A dog wandering through the streets of Hiroshima on that tragic day in August, 1945, couldn’t have possibly anticipated that he was about to be vaporized. Nuclear weaponry is an in principle (and therefore in practice) unknowable unknown for the canine mind. Perhaps we are this dog on the Japanese archipelago, and the bomb heading towards us is a monster wrapped in a mystery. The lesson of cognitive closure is, therefore, that we may be systematically underestimating the likelihood of disaster. This is the same lesson as the Doomsday Argument (which I won't explore here), except that the considerations above are far more robust than the reasoning behind the Doomsday Argument. In other words, the fact that our minds are conceptually limited should lead us to increase our prior probability estimates of annihilation, whatever they happen to be. Cognitive closure should make us more pessimistic about the future, however pessimistic we might (or might not) already be.

[This article excerpts significantly from my forthcoming book The End: What Religion and Science Tell Us About the Apocalypse, 2015, Pitchstone Publishing.]

[1] See Bostrom's paper "Existential Risks Analyzing Human Extinction Scenarios and Related Hazards, published in the Journal of Evolution and Technology

[2] See "The Modern Temperature Trend," published by the American Institute of Physics.

[3] See "Overview of Greenhouse Gases," published by the EPA (2015).

[4] See page 6 of Eric Morris' article "From Horse Power to Horsepower."

[5] The phenomenon of city pollution from horses is well-known. This paragraph relied heavily on a nice little paper called "From Horse Power to Horsepower," published in Access and written by Eric Morris.

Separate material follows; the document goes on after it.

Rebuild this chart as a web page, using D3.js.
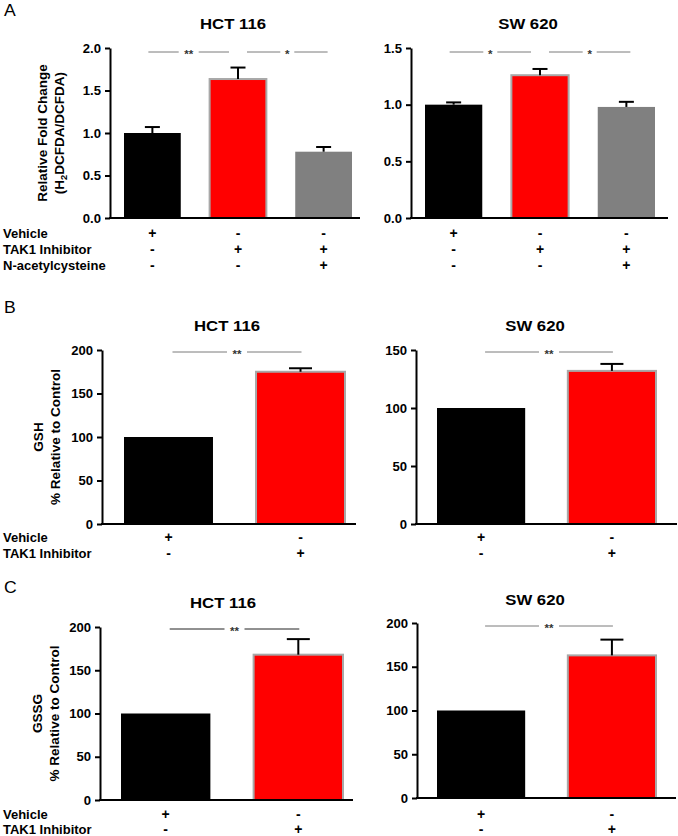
<!DOCTYPE html>
<html>
<head>
<meta charset="utf-8">
<script src="https://d3js.org/d3.v7.min.js"></script>
<style>
  body { margin: 0; background: #fff; }
  text { font-family: "Liberation Sans", Arial, sans-serif; }
</style>
</head>
<body>
<script>
  // ---- data ----
  const condA = ["Vehicle", "TAK1 Inhibitor", "N-acetylcysteine"];
  const signsA = [["+", "-", "-"], ["-", "+", "+"], ["-", "-", "+"]];
  const condBC = ["Vehicle", "TAK1 Inhibitor"];
  const signsBC = [["+", "-"], ["-", "+"]];

  const rosHct = [1.0, 1.635, 0.78];
  const rosHctErr = [0.07, 0.135, 0.055];
  const rosSw = [1.0, 1.26, 0.98];
  const rosSwErr = [0.02, 0.055, 0.045];

  const gshHct = [100, 175];
  const gshHctErr = [0, 4];
  const gshSw = [100, 132];
  const gshSwErr = [0, 6];

  const gssgHct = [100, 168];
  const gssgHctErr = [0, 18];
  const gssgSw = [100, 163];
  const gssgSwErr = [0, 18];

  const ticks2 = [0, 0.5, 1.0, 1.5, 2.0];
  const ticks15 = [0, 0.5, 1.0, 1.5];
  const ticks200 = [0, 50, 100, 150, 200];
  const ticks150 = [0, 50, 100, 150];

  const sigA1 = [[0, 1, "**"], [1, 2, "*"]];
  const sigA2 = [[0, 1, "*"], [1, 2, "*"]];
  const sigBC = [[0, 1, "**"]];

  // ---- styles ----
  const colors3 = ["#000000", "#ff0000", "#808080"];
  const colors2 = ["#000000", "#ff0000"];
  const SX = 1.05;

  var svg = d3.select("body").append("svg")
    .attr("width", 678)
    .attr("height", 836);

  function txt(g, x, y, s, o) {
    o = o || {};
    return g.append("text")
      .attr("transform", `translate(${x},${y}) rotate(${o.rot || 0}) scale(${o.sx || SX},1)`)
      .attr("text-anchor", o.anchor || "middle")
      .style("font-size", (o.size || 12) + "px")
      .style("font-weight", o.weight || "bold")
      .attr("fill", o.fill || "#000")
      .text(s);
  }

  function drawPanel(p) {
    var g = svg.append("g");
    var n = p.values.length;

    var x = d3.scaleBand()
      .domain(d3.range(n))
      .range(p.band)
      .paddingInner(n == 3 ? 0.337 : 0.326)
      .paddingOuter(0);
    var y = d3.scaleLinear().domain([0, p.max]).range([p.y0, p.y1]);
    var cx = i => x(i) + x.bandwidth() / 2;

    // bars
    g.selectAll(".bar")
      .data(p.values)
      .join("rect")
      .attr("class", "bar")
      .attr("x", (d, i) => x(i))
      .attr("y", d => y(d))
      .attr("width", x.bandwidth())
      .attr("height", d => y(0) - y(d))
      .attr("fill", (d, i) => p.colors[i])
      .attr("stroke", (d, i) => i == 1 ? "#a8a8a8" : "none")
      .attr("stroke-width", 2);

    // error bars (upper only)
    var capW = n == 3 ? 15 : 23;
    p.errs.forEach(function(e, i) {
      if (!e) return;
      var top = y(p.values[i] + e);
      g.append("line")
        .attr("x1", cx(i)).attr("x2", cx(i))
        .attr("y1", y(p.values[i])).attr("y2", top)
        .attr("stroke", "#000").attr("stroke-width", 2);
      g.append("line")
        .attr("x1", cx(i) - capW / 2).attr("x2", cx(i) + capW / 2)
        .attr("y1", top).attr("y2", top)
        .attr("stroke", "#000").attr("stroke-width", 2);
    });

    // y axis
    var yAxis = d3.axisLeft(y)
      .tickValues(p.ticks)
      .tickFormat(d3.format(p.fmt))
      .tickSize(5)
      .tickSizeOuter(0)
      .tickPadding(4);
    var ag = g.append("g")
      .attr("transform", `translate(${p.ax},0)`)
      .call(yAxis);
    ag.attr("font-family", null).attr("font-size", null);
    ag.select(".domain").attr("stroke-width", 2);
    ag.selectAll(".tick line").attr("stroke-width", 2);
    ag.selectAll(".tick text")
      .attr("x", -9 / SX)
      .attr("transform", `scale(${SX},1)`)
      .style("font-size", "12.5px")
      .style("font-weight", "bold");

    // x axis baseline
    g.append("line")
      .attr("x1", p.ax - 1).attr("x2", p.xEnd)
      .attr("y1", y(0)).attr("y2", y(0))
      .attr("stroke", "#000").attr("stroke-width", 2);

    // significance brackets
    p.sig.forEach(function(s) {
      var sharedA = p.sig.some(t => t[1] == s[0]);
      var sharedB = p.sig.some(t => t[0] == s[1]);
      var xa = cx(s[0]) + (sharedA ? 9 : p.sigPad[0]);
      var xb = cx(s[1]) + (sharedB ? -9 : p.sigPad[1]);
      var mid = (xa + xb) / 2;
      var gap = 4 + 3 * s[2].length;
      g.append("line")
        .attr("x1", xa).attr("x2", mid - gap)
        .attr("y1", p.sigY).attr("y2", p.sigY)
        .attr("stroke", p.sigColor).attr("stroke-width", 1);
      g.append("line")
        .attr("x1", mid + gap).attr("x2", xb)
        .attr("y1", p.sigY).attr("y2", p.sigY)
        .attr("stroke", p.sigColor).attr("stroke-width", 1);
      txt(g, mid, p.sigY + 6, s[2], { size: 11, fill: "#333" });
    });

    // title
    txt(g, p.titleX, p.titleY, p.title, { size: 15.5, sx: 1.08 });

    // condition signs
    p.signs.forEach(function(row, r) {
      row.forEach(function(s, i) {
        txt(g, cx(i), p.rowY[r], s, { size: 14, sx: 1 });
      });
      if (p.rowLabels) {
        txt(g, 3, p.rowY[r], p.rowLabels[r], { size: 13, anchor: "start", sx: 1.0 });
      }
    });

    // y labels
    if (p.ylabels) {
      var mid = (p.y0 + p.y1) / 2;
      p.ylabels.forEach(function(l, k) {
        var t = txt(g, p.ylabelX[k], mid, "", { size: 13, rot: -90, sx: 1.04 });
        if (l == "H2") {
          t.append("tspan").text("(H");
          t.append("tspan").attr("dy", 3).style("font-size", "9px").text("2");
          t.append("tspan").attr("dy", -3).text("DCFDA/DCFDA)");
        } else {
          t.text(l);
        }
      });
    }
    return g;
  }

  // panel letters
  txt(svg, 4, 16, "A", { size: 16, weight: "normal", anchor: "start", sx: 1.1 });
  txt(svg, 4, 313, "B", { size: 16, weight: "normal", anchor: "start", sx: 1.1 });
  txt(svg, 4, 593, "C", { size: 16, weight: "normal", anchor: "start", sx: 1.1 });

  // A
  drawPanel({
    values: rosHct, errs: rosHctErr, colors: colors3, max: 2.0, ticks: ticks2, fmt: ".1f",
    ax: 110, xEnd: 360, band: [124, 352], y0: 218, y1: 48,
    sig: sigA1, sigY: 52, sigPad: [-4, 4], sigColor: "#7a7a7a",
    title: "HCT 116", titleX: 233, titleY: 29,
    signs: signsA, rowY: [238, 254, 270], rowLabels: condA,
    ylabels: ["Relative Fold Change", "H2"], ylabelX: [47, 64]
  });
  drawPanel({
    values: rosSw, errs: rosSwErr, colors: colors3, max: 1.5, ticks: ticks15, fmt: ".1f",
    ax: 411, xEnd: 668, band: [425, 655], y0: 218, y1: 48,
    sig: sigA2, sigY: 52, sigPad: [-4, 4], sigColor: "#7a7a7a",
    title: "SW 620", titleX: 528, titleY: 29,
    signs: signsA, rowY: [238, 254, 270]
  });

  // B
  drawPanel({
    values: gshHct, errs: gshHctErr, colors: colors2, max: 200, ticks: ticks200, fmt: "d",
    ax: 102, xEnd: 356, band: [124, 345], y0: 524, y1: 350,
    sig: sigBC, sigY: 352, sigPad: [4, 1], sigColor: "#7a7a7a",
    title: "HCT 116", titleX: 227, titleY: 331,
    signs: signsBC, rowY: [542, 558], rowLabels: condBC,
    ylabels: ["GSH", "% Relative to Control"], ylabelX: [43, 60]
  });
  drawPanel({
    values: gshSw, errs: gshSwErr, colors: colors2, max: 150, ticks: ticks150, fmt: "d",
    ax: 416, xEnd: 677, band: [437, 656], y0: 524, y1: 350,
    sig: sigBC, sigY: 352, sigPad: [4, 1], sigColor: "#7a7a7a",
    title: "SW 620", titleX: 535, titleY: 331,
    signs: signsBC, rowY: [542, 558]
  });

  // C
  drawPanel({
    values: gssgHct, errs: gssgHctErr, colors: colors2, max: 200, ticks: ticks200, fmt: "d",
    ax: 100, xEnd: 353, band: [121, 343], y0: 800, y1: 627,
    sig: sigBC, sigY: 629, sigPad: [4, 1], sigColor: "#222",
    title: "HCT 116", titleX: 223, titleY: 608,
    signs: signsBC, rowY: [819, 834], rowLabels: condBC,
    ylabels: ["GSSG", "% Relative to Control"], ylabelX: [42, 59]
  });
  drawPanel({
    values: gssgSw, errs: gssgSwErr, colors: colors2, max: 200, ticks: ticks200, fmt: "d",
    ax: 417, xEnd: 676, band: [437, 656], y0: 798, y1: 623,
    sig: sigBC, sigY: 626, sigPad: [4, 1], sigColor: "#7a7a7a",
    title: "SW 620", titleX: 535, titleY: 605,
    signs: signsBC, rowY: [819, 834]
  });
</script>
</body>
</html>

[6] See page 20 of "12 risks that threaten human civilization."

[7] See "Taking a global perspective on Earth's climate," published by NASA.

[8] It yields a robust argument for funding and advancing science as much as possible. Thee may be risks right around the corner that we currently can't see!

[9] See http://www.nickbostrom.com/existential/risks.html

[10] As Richard Feynman once wrote, "I think I can safely say that nobody understands quantum mechanics."